I started learning Go and stumbled upon this Go Tour exercise of implementing a singly linked list. The only functions I implemented are an AddItem and a Print and this is the solution I had in mind.
package main
import (
"fmt"
)
// List represents a singly-linked list that holds
// values of any type.
type List[T any] struct {
next *List[T]
val T
}
func (li *List[T]) AddItem(val T) *List[T] {
// fmt.Println("Current:", li)
li.next = &List[T]{
next: nil,
val: val,
}
li = li.next // * This is not updating unless I do a return
// fmt.Println("Next:", li)
return li
}
func Print[T any](head *List[T]) {
i := 0
itr := head
for itr != nil {
fmt.Printf("(idx: %d, val: %d) next: %v\n", i, itr.val, itr.next)
i++
itr = itr.next
}
}
func main() {
ll := &List[int]{
next: nil,
val: 7,
}
head := ll
ll = ll.AddItem(2)
ll = ll.AddItem(3)
ll = ll.AddItem(6)
Print(head)
}
// OUTPUT (expected)
(idx: 0, val: 7) next: &{0xc000014270 2}
(idx: 1, val: 2) next: &{0xc000014280 3}
(idx: 2, val: 3) next: &{<nil> 6}
(idx: 3, val: 6) next: <nil>
The above function is working as intended.

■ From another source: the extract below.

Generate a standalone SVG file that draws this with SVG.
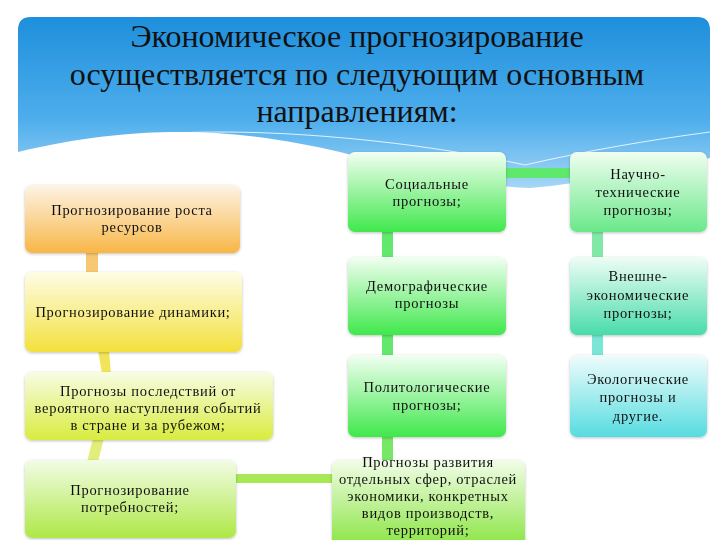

However, directly updating the receiver in the marked line instead of doing a return is where things go wrong, like this:
func (li *List[T]) AddItem(val T) {
// fmt.Println("Current:", li)
li.next = &List[T]{
next: nil,
val: val,
}
li = li.next // * This is expected to update `ll` in main itself but it does not
fmt.Println("Next:", li)// * This print is actually correct
}
func main() {
...
ll.AddItem(2)
ll.AddItem(3)
ll.AddItem(6)
Print(head)
}
// OUTPUT (unexpected)
(idx: 0, val: 7) next: &{<nil> 6}
(idx: 1, val: 6) next: <nil>
However this does not work and ll always points to the first value.
I found similar issues such as this one, this and this. Based on that, I tried directly updating the values and also using double pointers. Am I confusing something?